Wallingford’s downtown challenge

Wallingford’s downtown challenge


If you go to Wallingford’s uptown area, you’ll see commercial vitality and sense possibilities for more. If you head downtown, however, towards the train station, you don’t get the same feeling. There are reason for this.

After a long wait, the town is making improvements to the Wooding-Caplan area. A hint of progress came in 2008, when the broken-down, old gas building known as 390 Center Street was demolished, and a commitment was made by the mayor to convert Wallace Ave. from an alley to a street.

Now, things are popping. A new, spiffy Wallace Ave. is being completed, and an attractive temporary parking lot will be finished soon. We’ll see sidewalks on Wallace Ave., concrete curbing, and period lighting in the parking area. This new parking lot will support uptown businesses by providing parking for a growing customer base.

This wouldn’t have happened, however, if the parking lot were designated as “permanent.” By crafting a plan for only a temporary lot, however, the mayor and others who played supporting roles were able to get this project moving without acrimony. Well done.

If the parking lot is properly maintained, the public will like it and use it. Before long, it will be viewed as something that should stay. Most of it will be made permanent, eventually. What happens to the rest of the Wooding-Caplan area is an open question. The parking lot, however, is part of today’s sweet smell of progress.
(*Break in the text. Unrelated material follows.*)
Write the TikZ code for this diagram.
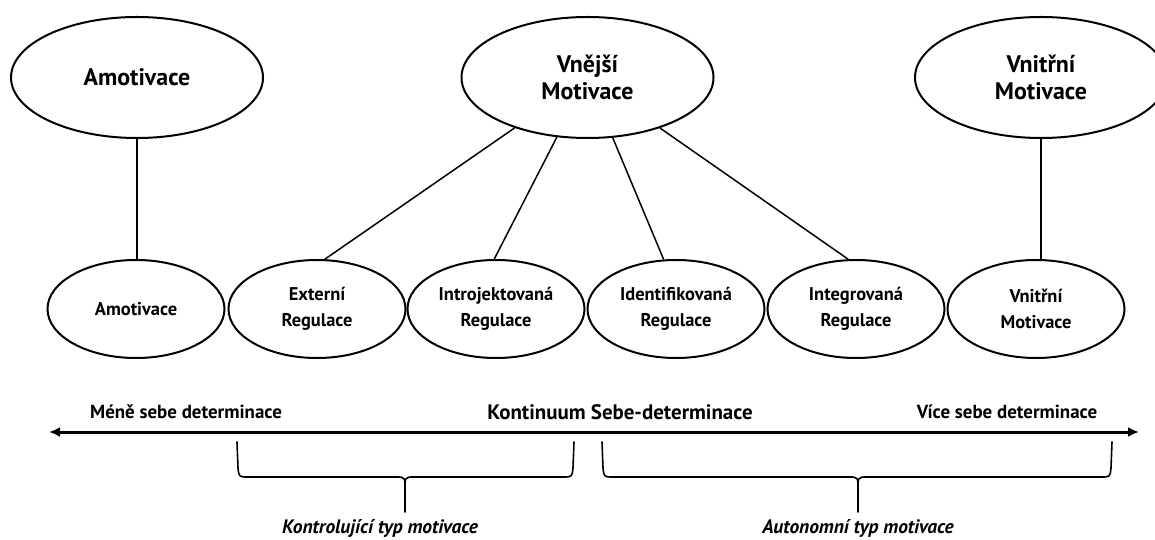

The old library, a gracious 19th century building located within a short stroll of the Wooding-Caplan area, will also contribute to the new energy in uptown Wallingford. Joe Gouveia is planning to restore it, and after he does, his project will be another commercial destination contributing to the success of all businesses in the area.

The Zoning Board of Appeals wisely supported his plan by varying the impossible parking requirements the zoning regulations would have otherwise imposed on the property. The matter now moves to the Planning and Zoning Commission. If it issues the approvals Joe Gouveia needs, he can be off and running with a business model which everyone hopes will work for him and the entire town.

A little farther away, the Simpson Village project is getting back on track. The property where the old Simpson School used to stand has been unattractive and vacant for about seven years. But, the reason for the delay in the construction of new senior living units has been addressed and a new plan has been submitted for approval to the town. It calls for seven residences fronting Center Street and they will be bigger and more attractive than the ten units that were originally contemplated. It all adds up to more positive momentum.

Development downtown, however, has been sluggish. It has fewer possibilities because it has more obstacles. Although the town will soon improve the parking area around the “train station” which is a very good move, the railroad tracks will always split the area and so will Route 5. The location of the Center Street Cemetery, moreover, means that the businesses on the north side of Center Street have to stand alone without the support of any businesses across the street. The hill on Center Street and the gap in commercial space caused by the Holy Trinity School, limit the possibilities, too.

Should we think of a new approach that would stimulate more business activity in the downtown? New streetscapes on Hall Ave. and new trees won’t be enough. Should we deem the problem too difficult and allow the area to drift? An Incentive Housing Zone would have been a step in the right direction, but that’s dead in the water. What’s next?

With the uptown overflowing with optimism, it’s time to focus on the challenges of the downtown. This election season would be a good time to discuss that.

Candidates, what do you think? I mean, specifically.

Mike Brodinsky is a former town councilor, chairman of the School Roof Building Committee and host of public access show “Citizen Mike.”